At Poboya — in the hills above the devastated seaside city of Palu — volunteers have begun to fill a vast grave with the dead, with instructions to prepare for 1,300 victims to be laid to rest.
Trucks stacked with corpses wrapped in orange, yellow and black bags are bringing their load to the site, where the bodies are dragged into the grave as excavators pour soil on top.
'I lost her'
In Balaroa, a Palu suburb once home to a housing complex, flattened trees, shards of concrete, twisted metal roofing, door frames and mangled furniture stretched out into the distance.
Dazed groups of people ambled over the wreckage, unclear where or how to start digging. Among them were three men looking for their younger brother.
Rescuers are racing against the clock, lacking the equipment to save those still trapped in the rubble, with up to 60 people feared to be underneath one Palu hotel alone.
Two people have been plucked from the 80-room Hotel Roa-Roa, Indonesia´s search and rescue agency said, and there could still be more alive.

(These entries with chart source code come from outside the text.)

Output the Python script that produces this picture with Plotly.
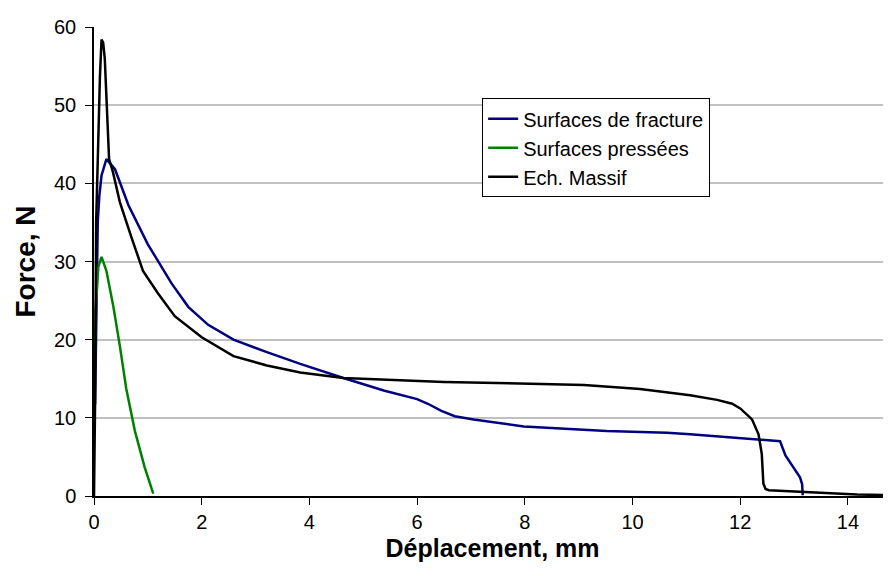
import plotly.graph_objs as go

# Surfaces de fracture
fracture_x = [0.02, 0.05, 0.07, 0.10, 0.14, 0.23, 0.39, 0.64, 1.00, 1.44, 1.75, 2.12, 2.59, 3.21,
              3.83, 4.63, 5.38, 6.00, 6.20, 6.45, 6.70, 7.05, 7.98, 9.52, 10.64, 11.07, 11.88,
              12.74, 12.84, 12.99, 13.11, 13.15, 13.16]
fracture_y = [11.7, 30.5, 35.1, 38.5, 41.0, 43.1, 41.8, 37.2, 32.2, 27.2, 24.2, 21.9, 20.0, 18.4,
              16.9, 15.1, 13.5, 12.4, 11.8, 10.9, 10.2, 9.8, 8.9, 8.3, 8.1, 7.9, 7.5,
              7.0, 5.2, 3.7, 2.4, 1.5, 0.1]

# Surfaces pressées
presse_x = [0.00, 0.02, 0.03, 0.08, 0.14, 0.23, 0.36, 0.48, 0.60, 0.76, 0.94, 1.10]
presse_y = [10.0, 18.0, 23.8, 29.3, 30.6, 28.8, 24.2, 19.2, 13.7, 8.3, 3.7, 0.3]

# Ech. Massif
massif_x = [0.00, 0.02, 0.04, 0.06, 0.08, 0.11, 0.14, 0.17, 0.20, 0.23, 0.28, 0.35, 0.48, 0.70,
            0.91, 1.19, 1.50, 2.00, 2.59, 3.21, 3.83, 4.63, 5.69, 6.50, 7.90, 9.10, 10.14,
            10.64, 11.07, 11.57, 11.85, 12.00, 12.22, 12.34, 12.40, 12.43, 12.47, 12.53,
            13.11, 13.55, 14.17, 14.80]
massif_y = [0.0, 12.0, 35.0, 40.0, 47.3, 53.6, 58.4, 58.0, 56.0, 50.2, 43.1, 41.5, 37.6, 33.0,
            28.8, 25.9, 23.0, 20.3, 17.9, 16.7, 15.8, 15.1, 14.8, 14.6, 14.4, 14.2, 13.7,
            13.3, 12.9, 12.3, 11.8, 11.2, 9.8, 7.9, 5.4, 1.6, 0.9, 0.75,
            0.55, 0.42, 0.2, 0.1]

x_ticks = [0, 2, 4, 6, 8, 10, 12, 14]
y_ticks = [0, 10, 20, 30, 40, 50, 60]

FONT = 'Liberation Sans, Arial, sans-serif'

fig = go.Figure()
fig.add_trace(go.Scatter(x=fracture_x, y=fracture_y, mode='lines', name='Surfaces de fracture',
                         line=dict(color='#000080', width=2.5)))
fig.add_trace(go.Scatter(x=presse_x, y=presse_y, mode='lines', name='Surfaces pressées',
                         line=dict(color='#008000', width=2.5)))
fig.add_trace(go.Scatter(x=massif_x, y=massif_y, mode='lines', name='Ech. Massif',
                         line=dict(color='black', width=2.5)))

# page body has an 8px margin, so the margins are shifted by 8px
fig.update_layout(
    width=891, height=576,
    margin=dict(l=86, r=8, t=10, b=88),
    paper_bgcolor='white', plot_bgcolor='white',
    font=dict(family=FONT, color='black', size=20),
    showlegend=True,
    legend=dict(x=0.487, y=0.848, xanchor='left', yanchor='top',
                bgcolor='white', bordercolor='black', borderwidth=1,
                font=dict(size=20), tracegroupgap=0, itemwidth=30),
)
fig.update_xaxes(
    range=[0, 14.8], tickvals=x_ticks, showgrid=False, zeroline=False,
    showline=True, linecolor='black', linewidth=1.5,
    ticks='outside', ticklen=7, tickcolor='black',
    title=dict(text='<b>Déplacement, mm</b>', font=dict(size=25), standoff=8),
)
fig.update_yaxes(
    range=[0, 60], tickvals=y_ticks, showgrid=True, gridcolor='#c0c0c0', gridwidth=1.5,
    zeroline=False, showline=True, linecolor='black', linewidth=1.5,
    ticks='outside', ticklen=7, tickcolor='black', ticklabelstandoff=5,
    ticklabeloverflow='allow',
    title=dict(text='<b>Force, N</b>', font=dict(size=28), standoff=10),
)

fig.write_html('out.html')
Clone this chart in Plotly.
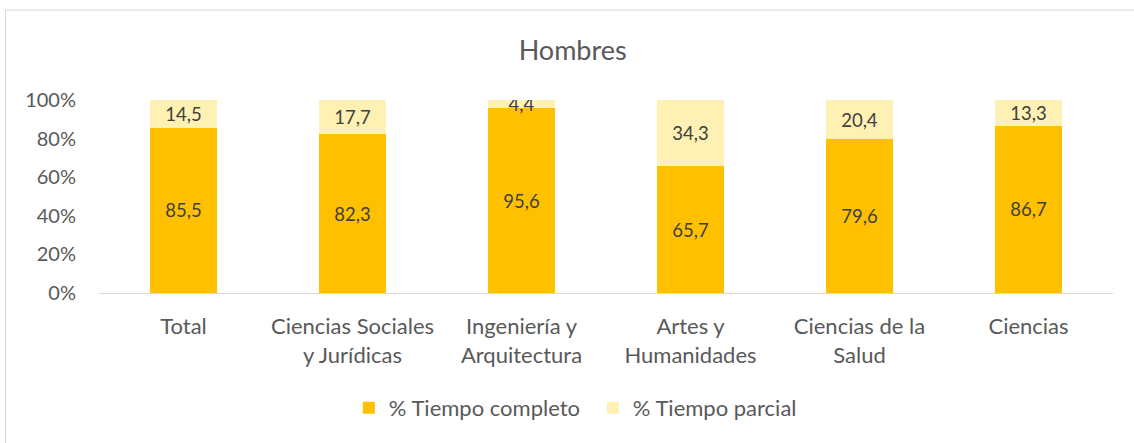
import plotly.graph_objects as go

categories = ["Total", "Ciencias Sociales<br>y Jurídicas", "Ingeniería y<br>Arquitectura",
              "Artes y<br>Humanidades", "Ciencias de la<br>Salud", "Ciencias"]
completo = [85.5, 82.3, 95.6, 65.7, 79.6, 86.7]
parcial = [14.5, 17.7, 4.4, 34.3, 20.4, 13.3]
tick_vals = [0, 20, 40, 60, 80, 100]
tick_text = ["0%", "20%", "40%", "60%", "80%", "100%"]

FONT = "Lato"

def fmt(v):
    return f"{v:.1f}".replace(".", ",")

fig = go.Figure()
fig.add_trace(go.Bar(
    x=categories, y=completo, name="% Tiempo completo",
    marker=dict(color="#FFC000", line=dict(width=0)),
    text=[fmt(v) for v in completo], textposition="inside", insidetextanchor="middle",
    textfont=dict(color="#404040", size=18.5, family=FONT), constraintext="none",
))
fig.add_trace(go.Bar(
    x=categories, y=parcial, name="% Tiempo parcial",
    marker=dict(color="#FFF0B3", line=dict(width=0)),
    text=[fmt(v) for v in parcial], textposition="inside", insidetextanchor="middle",
    textfont=dict(color="#404040", size=18.5, family=FONT), constraintext="none",
))

fig.update_layout(
    barmode="stack", bargap=0.6,
    width=1134, height=443,
    margin=dict(l=99, r=21, t=100, b=150),
    paper_bgcolor="white", plot_bgcolor="white",
    font=dict(family=FONT, color="#595959", size=20),
    title=dict(text="Hombres", x=0.505, xanchor="center", y=0.887, yanchor="middle",
               font=dict(size=27, color="#595959", family=FONT)),
    legend=dict(orientation="h", x=0.487, xanchor="center", y=-0.596, yanchor="middle",
                font=dict(size=22, color="#595959", family=FONT), traceorder="normal",
                entrywidth=199, entrywidthmode="pixels"),
    shapes=[dict(type="rect", xref="paper", yref="paper",
                 x0=-0.0922, x1=1.03, y0=-0.82, y1=1.466,
                 line=dict(color="#D9D9D9", width=1), fillcolor="rgba(0,0,0,0)", layer="below")],
)
fig.update_xaxes(showline=True, linecolor="#D9D9D9", linewidth=1, showgrid=False,
                 ticks="", ticklabelstandoff=14, tickfont=dict(size=22, color="#595959"))
fig.update_yaxes(range=[0, 100], tickvals=tick_vals, ticktext=tick_text, showgrid=False,
                 showline=False, zeroline=False, ticks="", ticklen=0, ticklabelstandoff=22,
                 tickfont=dict(size=20, color="#595959"))

fig.write_html("out.html", config={"displayModeBar": False})

with open("out.html", "r", encoding="utf-8") as f:
    html = f.read()
html = html.replace("<head>", "<head><style>html,body{margin:0;padding:0;overflow:hidden;}</style>", 1)
with open("out.html", "w", encoding="utf-8") as f:
    f.write(html)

Many survivors have spent the last days desperately searching for loved ones while dealing with the trauma of the disaster.
One of them, Adi, was hugging his wife by the beach when the tsunami struck on Friday. He has no idea where she is now, or whether she is alive.
"When the wave came, I lost her," he said. "I was carried about 50 metres. I couldn´t hold anything."
Others have focused their search for loved ones around open-air morgues, where the dead lay in the baking sun -- waiting to be claimed, waiting to be named.
The International Committee of the Red Cross said it was working to reunite families who had become separated during the disaster and was providing "forensic services" to those carrying out the grim task of identifying victims.